***** MATERIALS PROVIDED

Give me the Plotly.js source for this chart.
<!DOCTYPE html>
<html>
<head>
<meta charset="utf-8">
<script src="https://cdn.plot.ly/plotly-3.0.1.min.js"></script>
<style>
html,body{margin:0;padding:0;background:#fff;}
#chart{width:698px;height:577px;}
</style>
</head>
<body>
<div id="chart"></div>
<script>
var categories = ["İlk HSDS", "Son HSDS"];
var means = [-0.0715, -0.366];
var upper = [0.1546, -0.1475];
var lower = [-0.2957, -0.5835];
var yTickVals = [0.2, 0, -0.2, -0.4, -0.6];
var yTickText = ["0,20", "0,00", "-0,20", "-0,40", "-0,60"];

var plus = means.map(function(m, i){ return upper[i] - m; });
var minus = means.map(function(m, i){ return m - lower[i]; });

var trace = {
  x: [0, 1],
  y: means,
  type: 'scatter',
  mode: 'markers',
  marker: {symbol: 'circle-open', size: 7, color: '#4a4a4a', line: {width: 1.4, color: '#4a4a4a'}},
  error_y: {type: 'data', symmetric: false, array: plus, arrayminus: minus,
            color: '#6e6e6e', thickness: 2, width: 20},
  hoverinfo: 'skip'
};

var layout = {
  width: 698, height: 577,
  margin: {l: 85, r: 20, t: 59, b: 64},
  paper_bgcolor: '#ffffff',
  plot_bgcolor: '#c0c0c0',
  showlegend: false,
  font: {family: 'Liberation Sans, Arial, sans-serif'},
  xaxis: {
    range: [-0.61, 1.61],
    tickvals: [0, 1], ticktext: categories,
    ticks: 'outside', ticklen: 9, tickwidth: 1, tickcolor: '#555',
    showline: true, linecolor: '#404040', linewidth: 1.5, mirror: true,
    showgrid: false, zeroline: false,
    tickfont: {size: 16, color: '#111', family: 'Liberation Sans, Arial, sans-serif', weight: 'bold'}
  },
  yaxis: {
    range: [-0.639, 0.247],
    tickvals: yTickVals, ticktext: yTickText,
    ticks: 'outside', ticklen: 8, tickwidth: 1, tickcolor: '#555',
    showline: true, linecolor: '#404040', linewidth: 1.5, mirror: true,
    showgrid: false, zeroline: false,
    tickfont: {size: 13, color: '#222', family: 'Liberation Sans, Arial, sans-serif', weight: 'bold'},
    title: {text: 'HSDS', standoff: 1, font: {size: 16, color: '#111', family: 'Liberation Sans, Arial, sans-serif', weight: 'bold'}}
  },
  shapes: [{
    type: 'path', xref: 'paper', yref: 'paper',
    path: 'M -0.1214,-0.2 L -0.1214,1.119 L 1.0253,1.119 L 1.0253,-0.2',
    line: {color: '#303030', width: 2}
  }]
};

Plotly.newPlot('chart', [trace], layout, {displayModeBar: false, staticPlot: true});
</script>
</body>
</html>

**********
***** MATERIALS PROVIDED

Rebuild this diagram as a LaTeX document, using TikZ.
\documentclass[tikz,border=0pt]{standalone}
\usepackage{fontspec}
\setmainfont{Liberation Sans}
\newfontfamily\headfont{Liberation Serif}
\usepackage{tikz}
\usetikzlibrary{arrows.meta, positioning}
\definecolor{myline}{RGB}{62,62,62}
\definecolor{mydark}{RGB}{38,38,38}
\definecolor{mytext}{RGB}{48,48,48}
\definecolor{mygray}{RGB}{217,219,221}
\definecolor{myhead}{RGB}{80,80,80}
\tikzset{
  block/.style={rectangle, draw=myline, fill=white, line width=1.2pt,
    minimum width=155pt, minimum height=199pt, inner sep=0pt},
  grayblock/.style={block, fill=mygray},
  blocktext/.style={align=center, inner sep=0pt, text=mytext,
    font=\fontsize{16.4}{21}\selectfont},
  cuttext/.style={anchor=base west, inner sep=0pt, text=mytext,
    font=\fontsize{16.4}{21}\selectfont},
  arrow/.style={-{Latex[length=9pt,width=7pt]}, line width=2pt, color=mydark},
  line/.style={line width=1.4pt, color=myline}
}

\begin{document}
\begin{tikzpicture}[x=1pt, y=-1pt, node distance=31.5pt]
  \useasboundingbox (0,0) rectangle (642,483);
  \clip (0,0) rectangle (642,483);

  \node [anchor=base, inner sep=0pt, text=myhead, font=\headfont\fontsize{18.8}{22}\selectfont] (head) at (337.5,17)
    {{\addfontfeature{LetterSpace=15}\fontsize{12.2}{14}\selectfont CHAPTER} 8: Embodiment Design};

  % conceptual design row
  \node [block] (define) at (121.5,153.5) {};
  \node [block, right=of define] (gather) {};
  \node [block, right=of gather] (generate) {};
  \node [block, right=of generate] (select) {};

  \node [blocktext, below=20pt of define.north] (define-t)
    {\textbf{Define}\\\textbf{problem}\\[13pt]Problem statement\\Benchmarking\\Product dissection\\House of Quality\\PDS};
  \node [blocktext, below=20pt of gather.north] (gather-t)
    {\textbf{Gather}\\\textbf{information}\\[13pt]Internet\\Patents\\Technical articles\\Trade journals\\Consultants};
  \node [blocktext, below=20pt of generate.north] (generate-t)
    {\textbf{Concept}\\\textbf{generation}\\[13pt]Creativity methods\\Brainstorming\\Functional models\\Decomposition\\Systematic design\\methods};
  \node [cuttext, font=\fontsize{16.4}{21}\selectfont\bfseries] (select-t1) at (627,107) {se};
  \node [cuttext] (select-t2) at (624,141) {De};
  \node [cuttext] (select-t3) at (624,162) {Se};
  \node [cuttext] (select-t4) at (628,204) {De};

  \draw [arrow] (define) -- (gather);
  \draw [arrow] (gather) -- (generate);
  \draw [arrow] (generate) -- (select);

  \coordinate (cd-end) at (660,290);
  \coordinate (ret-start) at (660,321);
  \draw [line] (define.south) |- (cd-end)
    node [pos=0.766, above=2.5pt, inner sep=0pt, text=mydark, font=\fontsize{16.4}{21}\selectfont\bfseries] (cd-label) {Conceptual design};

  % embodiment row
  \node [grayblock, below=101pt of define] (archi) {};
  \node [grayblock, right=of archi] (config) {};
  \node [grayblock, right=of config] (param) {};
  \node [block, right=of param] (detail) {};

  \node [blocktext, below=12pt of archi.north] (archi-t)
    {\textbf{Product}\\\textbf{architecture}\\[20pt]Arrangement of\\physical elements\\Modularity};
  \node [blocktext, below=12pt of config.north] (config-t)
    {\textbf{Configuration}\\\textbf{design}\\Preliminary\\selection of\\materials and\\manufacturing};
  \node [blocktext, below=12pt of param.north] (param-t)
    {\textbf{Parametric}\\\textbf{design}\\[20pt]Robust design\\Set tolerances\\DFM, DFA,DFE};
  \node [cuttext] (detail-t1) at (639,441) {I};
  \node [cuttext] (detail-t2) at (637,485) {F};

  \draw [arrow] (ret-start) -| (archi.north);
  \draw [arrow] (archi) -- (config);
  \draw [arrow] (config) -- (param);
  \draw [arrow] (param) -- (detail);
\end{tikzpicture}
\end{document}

**********

WHAT THE EXERCISE ASKS:
In the listing above, find each line with the word "chart" and copy it.

REPLY:
Give me the Plotly.js source for this chart.
#chart{width:698px;height:577px;}
<div id="chart"></div>
Plotly.newPlot('chart', [trace], layout, {displayModeBar: false, staticPlot: true});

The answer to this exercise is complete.